§ **Exercise prompt**
Check every line of the data below for the string "this", and copy the ones that hold it.

§ **Supplied material**
▼

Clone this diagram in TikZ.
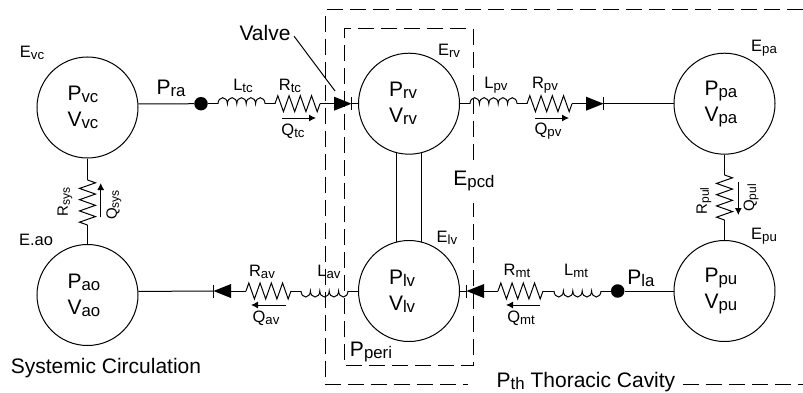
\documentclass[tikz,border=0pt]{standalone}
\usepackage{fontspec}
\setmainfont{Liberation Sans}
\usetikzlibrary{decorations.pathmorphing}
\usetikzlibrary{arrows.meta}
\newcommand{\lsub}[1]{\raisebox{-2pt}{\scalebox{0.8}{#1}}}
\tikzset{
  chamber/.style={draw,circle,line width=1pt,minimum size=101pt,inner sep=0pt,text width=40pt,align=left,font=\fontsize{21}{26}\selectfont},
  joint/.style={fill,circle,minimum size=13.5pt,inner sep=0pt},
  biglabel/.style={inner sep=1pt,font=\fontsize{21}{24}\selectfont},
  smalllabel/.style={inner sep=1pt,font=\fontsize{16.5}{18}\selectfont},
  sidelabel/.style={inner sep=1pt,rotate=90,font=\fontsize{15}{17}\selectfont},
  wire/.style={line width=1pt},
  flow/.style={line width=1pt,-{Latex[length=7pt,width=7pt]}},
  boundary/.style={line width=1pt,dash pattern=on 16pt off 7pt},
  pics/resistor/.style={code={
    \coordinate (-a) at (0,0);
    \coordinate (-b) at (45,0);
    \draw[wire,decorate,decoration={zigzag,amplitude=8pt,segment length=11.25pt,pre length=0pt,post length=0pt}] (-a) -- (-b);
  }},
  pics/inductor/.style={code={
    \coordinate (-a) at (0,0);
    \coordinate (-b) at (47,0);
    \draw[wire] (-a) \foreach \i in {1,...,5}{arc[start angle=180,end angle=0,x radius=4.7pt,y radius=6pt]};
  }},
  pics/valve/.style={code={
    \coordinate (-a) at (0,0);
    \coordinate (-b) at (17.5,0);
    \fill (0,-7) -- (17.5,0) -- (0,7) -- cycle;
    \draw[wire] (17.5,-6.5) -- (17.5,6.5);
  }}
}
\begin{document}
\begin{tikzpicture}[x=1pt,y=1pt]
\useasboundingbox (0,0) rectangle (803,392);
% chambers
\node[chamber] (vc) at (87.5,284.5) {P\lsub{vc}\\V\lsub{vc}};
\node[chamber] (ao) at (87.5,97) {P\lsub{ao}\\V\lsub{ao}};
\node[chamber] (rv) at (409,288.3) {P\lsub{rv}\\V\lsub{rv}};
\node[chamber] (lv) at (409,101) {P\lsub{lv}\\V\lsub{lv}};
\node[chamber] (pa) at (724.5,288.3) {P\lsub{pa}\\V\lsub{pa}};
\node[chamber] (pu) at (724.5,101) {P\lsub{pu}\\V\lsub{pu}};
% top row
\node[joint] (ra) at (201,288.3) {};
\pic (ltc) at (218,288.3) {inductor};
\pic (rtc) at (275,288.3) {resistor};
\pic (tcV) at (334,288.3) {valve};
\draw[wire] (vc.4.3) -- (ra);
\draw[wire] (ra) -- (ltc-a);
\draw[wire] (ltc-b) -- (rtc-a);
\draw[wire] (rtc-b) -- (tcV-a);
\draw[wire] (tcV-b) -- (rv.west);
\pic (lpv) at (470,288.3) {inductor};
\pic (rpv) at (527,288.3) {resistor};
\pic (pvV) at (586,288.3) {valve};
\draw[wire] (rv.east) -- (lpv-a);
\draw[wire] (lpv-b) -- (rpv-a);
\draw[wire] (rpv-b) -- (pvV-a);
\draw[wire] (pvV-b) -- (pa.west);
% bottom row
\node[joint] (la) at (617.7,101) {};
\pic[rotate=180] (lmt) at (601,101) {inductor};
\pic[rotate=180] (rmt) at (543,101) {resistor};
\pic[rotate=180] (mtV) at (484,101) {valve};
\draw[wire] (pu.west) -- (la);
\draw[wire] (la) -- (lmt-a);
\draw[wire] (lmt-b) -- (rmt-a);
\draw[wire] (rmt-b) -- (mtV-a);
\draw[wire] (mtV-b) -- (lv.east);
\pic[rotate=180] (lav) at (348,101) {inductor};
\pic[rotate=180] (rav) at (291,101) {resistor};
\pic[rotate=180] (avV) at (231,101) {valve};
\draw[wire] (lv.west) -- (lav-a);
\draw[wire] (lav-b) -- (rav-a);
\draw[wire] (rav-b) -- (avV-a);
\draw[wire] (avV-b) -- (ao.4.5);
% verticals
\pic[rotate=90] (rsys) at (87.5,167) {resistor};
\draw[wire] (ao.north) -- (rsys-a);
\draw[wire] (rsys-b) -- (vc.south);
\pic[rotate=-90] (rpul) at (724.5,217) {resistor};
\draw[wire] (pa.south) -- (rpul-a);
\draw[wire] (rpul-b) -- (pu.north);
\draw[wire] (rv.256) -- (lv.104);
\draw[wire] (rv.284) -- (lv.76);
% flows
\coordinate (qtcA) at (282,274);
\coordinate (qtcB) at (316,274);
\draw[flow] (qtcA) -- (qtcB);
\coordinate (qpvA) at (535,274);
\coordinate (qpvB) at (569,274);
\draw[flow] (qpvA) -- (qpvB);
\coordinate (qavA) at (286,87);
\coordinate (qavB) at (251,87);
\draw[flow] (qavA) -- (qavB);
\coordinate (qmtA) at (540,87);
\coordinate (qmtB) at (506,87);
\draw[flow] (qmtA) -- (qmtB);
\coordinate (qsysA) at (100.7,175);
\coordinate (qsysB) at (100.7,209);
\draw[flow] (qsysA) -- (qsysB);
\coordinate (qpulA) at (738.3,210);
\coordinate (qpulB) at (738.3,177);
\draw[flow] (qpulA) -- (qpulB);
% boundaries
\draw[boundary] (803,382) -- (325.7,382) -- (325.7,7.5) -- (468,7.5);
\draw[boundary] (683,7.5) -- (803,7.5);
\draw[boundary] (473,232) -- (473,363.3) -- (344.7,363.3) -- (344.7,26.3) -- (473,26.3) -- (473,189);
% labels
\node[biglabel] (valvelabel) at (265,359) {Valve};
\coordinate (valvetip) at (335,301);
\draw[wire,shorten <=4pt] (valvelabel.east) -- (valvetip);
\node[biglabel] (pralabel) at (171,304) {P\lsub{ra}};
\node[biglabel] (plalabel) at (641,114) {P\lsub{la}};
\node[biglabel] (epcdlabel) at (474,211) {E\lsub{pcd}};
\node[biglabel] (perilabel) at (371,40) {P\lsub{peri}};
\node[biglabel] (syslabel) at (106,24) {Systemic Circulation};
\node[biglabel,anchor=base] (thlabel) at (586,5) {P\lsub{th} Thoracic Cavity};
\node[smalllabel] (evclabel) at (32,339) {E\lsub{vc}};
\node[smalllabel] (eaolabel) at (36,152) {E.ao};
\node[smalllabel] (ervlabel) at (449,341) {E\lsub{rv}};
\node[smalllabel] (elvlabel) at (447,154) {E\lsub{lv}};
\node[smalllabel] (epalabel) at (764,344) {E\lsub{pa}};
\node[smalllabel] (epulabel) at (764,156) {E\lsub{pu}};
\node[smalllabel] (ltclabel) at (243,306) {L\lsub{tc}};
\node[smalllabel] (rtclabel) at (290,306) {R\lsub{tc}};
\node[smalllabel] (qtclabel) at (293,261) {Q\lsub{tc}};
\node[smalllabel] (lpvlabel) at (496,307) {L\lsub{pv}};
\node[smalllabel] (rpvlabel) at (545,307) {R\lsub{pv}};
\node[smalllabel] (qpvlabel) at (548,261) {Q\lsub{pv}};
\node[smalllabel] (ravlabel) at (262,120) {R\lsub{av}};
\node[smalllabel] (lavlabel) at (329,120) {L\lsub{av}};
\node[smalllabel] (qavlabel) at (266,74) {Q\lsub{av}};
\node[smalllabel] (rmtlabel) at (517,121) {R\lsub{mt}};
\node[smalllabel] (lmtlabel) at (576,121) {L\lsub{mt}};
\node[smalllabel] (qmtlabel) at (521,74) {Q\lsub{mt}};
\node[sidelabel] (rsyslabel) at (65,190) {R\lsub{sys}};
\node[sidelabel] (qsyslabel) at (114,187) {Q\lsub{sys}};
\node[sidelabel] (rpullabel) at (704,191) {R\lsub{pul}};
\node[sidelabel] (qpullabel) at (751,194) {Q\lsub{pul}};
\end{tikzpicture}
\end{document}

▲
▼

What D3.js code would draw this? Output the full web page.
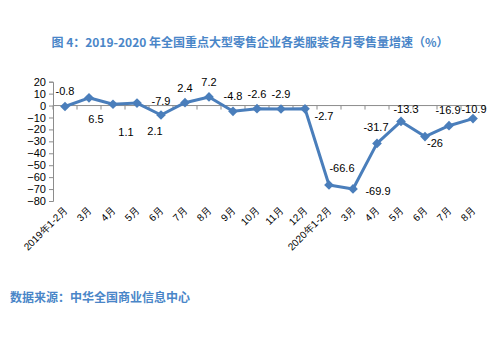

▲

§ **Expected answer**
Clone this diagram in TikZ.
What D3.js code would draw this? Output the full web page.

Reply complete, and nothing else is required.